- **Task goal**:
Compile every line that includes the word "page".

- **Data for the task**:

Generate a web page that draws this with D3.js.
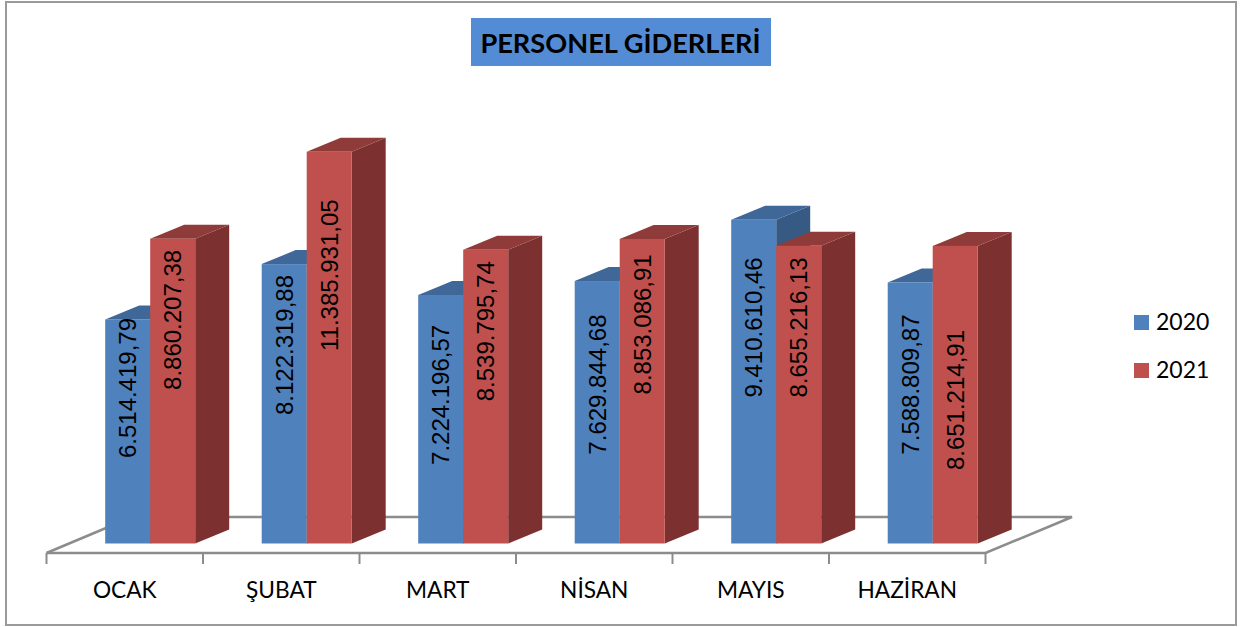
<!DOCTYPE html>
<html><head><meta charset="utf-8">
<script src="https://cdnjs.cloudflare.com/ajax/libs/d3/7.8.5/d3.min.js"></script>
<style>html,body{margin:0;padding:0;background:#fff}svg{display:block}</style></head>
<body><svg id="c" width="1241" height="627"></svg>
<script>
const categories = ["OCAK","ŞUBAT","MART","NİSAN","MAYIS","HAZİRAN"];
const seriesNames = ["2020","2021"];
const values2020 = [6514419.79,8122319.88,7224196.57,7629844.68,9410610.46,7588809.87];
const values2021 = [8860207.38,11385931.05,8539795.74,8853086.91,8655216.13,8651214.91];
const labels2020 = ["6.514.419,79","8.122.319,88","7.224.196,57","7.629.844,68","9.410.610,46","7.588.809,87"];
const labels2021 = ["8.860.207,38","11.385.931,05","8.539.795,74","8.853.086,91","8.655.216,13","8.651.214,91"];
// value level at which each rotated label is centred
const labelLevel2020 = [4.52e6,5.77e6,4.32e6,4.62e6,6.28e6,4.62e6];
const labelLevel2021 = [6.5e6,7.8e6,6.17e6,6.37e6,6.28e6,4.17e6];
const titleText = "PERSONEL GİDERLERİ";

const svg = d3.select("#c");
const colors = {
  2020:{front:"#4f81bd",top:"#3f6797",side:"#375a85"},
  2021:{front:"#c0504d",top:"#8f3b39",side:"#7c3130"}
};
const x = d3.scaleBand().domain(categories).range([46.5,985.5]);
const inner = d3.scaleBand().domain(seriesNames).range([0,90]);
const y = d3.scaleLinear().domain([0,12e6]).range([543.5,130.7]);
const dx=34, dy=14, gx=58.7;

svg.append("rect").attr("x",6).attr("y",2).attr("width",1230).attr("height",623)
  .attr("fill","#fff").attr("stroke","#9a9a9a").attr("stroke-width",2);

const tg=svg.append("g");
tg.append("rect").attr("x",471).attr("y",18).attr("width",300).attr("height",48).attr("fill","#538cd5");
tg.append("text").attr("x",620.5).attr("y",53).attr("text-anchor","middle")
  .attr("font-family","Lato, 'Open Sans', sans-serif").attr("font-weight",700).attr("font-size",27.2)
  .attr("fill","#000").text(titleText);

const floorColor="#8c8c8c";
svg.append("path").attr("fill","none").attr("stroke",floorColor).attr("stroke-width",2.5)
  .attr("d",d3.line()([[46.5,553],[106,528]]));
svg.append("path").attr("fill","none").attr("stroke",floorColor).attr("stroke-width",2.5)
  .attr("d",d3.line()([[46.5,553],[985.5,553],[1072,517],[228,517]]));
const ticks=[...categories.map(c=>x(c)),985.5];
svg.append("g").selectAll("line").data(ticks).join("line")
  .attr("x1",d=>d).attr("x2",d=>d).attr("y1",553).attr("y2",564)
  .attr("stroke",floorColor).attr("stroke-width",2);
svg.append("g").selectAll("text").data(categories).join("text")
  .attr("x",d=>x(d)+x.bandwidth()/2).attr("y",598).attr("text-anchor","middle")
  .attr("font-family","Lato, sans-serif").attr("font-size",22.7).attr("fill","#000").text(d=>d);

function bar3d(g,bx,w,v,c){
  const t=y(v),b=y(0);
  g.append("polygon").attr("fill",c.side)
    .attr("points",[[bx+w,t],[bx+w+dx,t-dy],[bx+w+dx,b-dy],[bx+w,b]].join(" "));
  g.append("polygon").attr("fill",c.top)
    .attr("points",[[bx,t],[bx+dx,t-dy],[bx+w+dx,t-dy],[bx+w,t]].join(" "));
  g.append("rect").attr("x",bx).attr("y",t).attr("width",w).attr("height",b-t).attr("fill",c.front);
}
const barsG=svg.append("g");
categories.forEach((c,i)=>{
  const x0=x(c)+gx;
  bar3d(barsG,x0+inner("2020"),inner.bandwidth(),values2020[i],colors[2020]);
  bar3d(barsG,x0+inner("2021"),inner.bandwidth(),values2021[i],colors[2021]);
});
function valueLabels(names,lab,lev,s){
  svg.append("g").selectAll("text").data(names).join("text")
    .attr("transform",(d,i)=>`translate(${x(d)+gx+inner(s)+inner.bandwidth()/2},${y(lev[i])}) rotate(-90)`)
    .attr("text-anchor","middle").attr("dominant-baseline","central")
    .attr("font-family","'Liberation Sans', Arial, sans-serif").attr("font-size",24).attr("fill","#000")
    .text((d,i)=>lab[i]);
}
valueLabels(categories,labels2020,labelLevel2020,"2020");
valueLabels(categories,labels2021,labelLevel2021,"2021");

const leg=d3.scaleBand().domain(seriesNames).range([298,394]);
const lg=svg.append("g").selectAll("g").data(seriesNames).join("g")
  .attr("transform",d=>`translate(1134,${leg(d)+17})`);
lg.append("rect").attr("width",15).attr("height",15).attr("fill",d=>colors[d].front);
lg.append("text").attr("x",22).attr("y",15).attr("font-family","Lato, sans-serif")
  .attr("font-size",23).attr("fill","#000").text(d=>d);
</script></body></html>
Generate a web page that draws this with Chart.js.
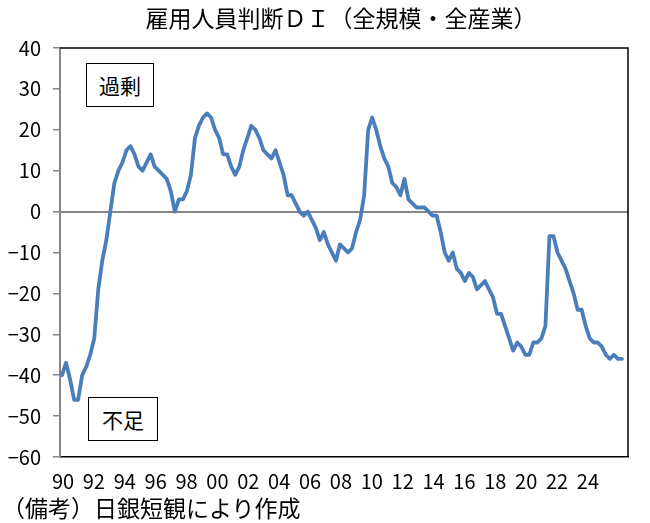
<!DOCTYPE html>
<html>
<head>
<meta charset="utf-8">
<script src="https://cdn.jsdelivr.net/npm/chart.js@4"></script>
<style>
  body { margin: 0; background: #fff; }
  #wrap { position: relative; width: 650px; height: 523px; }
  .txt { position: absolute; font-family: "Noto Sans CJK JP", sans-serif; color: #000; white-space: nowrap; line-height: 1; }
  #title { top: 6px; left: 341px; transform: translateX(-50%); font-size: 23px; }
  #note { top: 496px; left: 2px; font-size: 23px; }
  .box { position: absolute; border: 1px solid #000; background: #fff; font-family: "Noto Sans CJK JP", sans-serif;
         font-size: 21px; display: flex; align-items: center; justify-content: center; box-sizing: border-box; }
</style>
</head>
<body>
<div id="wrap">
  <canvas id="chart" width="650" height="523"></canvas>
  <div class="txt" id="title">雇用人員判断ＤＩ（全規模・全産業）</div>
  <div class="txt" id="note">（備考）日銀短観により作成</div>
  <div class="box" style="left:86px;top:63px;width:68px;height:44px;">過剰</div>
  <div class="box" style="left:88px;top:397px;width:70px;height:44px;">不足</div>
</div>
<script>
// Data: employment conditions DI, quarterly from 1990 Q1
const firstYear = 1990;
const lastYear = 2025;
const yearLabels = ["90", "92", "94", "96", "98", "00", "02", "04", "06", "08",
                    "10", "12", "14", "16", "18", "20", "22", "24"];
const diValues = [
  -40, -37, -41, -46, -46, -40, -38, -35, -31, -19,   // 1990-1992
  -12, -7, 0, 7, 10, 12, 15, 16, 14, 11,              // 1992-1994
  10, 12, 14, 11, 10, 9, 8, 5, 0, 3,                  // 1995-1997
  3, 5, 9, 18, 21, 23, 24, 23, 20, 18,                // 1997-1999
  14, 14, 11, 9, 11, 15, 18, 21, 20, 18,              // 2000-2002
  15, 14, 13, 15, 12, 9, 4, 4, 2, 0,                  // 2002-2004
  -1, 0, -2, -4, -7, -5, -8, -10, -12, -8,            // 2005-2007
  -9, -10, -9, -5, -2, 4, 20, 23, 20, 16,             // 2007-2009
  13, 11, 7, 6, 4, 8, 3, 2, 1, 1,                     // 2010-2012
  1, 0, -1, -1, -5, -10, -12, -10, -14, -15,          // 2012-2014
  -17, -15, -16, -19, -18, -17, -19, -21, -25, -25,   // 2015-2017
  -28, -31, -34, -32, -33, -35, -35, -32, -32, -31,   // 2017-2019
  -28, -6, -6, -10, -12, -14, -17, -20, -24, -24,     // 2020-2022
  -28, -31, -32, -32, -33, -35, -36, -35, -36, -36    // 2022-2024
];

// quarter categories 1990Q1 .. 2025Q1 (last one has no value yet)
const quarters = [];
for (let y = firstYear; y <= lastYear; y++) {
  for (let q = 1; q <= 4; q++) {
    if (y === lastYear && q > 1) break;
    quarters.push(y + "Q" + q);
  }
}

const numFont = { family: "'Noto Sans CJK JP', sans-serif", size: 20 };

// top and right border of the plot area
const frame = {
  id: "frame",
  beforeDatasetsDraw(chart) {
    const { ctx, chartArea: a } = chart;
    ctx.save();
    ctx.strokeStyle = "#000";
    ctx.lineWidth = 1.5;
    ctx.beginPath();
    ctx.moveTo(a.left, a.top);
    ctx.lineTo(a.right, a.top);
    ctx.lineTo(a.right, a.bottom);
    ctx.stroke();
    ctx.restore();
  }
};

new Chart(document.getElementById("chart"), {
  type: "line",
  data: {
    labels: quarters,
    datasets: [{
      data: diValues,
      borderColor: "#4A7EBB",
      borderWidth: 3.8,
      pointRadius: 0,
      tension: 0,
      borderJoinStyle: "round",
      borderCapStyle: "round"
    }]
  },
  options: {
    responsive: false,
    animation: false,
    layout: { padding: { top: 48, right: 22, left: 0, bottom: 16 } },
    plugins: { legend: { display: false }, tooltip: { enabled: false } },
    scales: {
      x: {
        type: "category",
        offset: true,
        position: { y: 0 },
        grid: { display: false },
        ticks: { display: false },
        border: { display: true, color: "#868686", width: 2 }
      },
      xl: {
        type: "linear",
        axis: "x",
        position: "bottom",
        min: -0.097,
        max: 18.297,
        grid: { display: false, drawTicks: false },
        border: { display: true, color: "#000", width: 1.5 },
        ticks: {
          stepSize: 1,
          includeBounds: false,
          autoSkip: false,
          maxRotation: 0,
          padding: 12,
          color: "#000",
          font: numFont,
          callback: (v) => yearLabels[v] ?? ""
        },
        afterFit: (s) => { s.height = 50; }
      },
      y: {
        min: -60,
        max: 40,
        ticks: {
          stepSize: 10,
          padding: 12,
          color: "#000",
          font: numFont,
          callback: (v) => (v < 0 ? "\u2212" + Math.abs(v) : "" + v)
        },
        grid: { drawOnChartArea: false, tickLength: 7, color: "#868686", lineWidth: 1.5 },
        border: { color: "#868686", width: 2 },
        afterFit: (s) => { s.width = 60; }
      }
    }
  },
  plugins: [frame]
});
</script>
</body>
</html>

- **Answer to the problem**:
Generate a web page that draws this with D3.js.
Generate a web page that draws this with Chart.js.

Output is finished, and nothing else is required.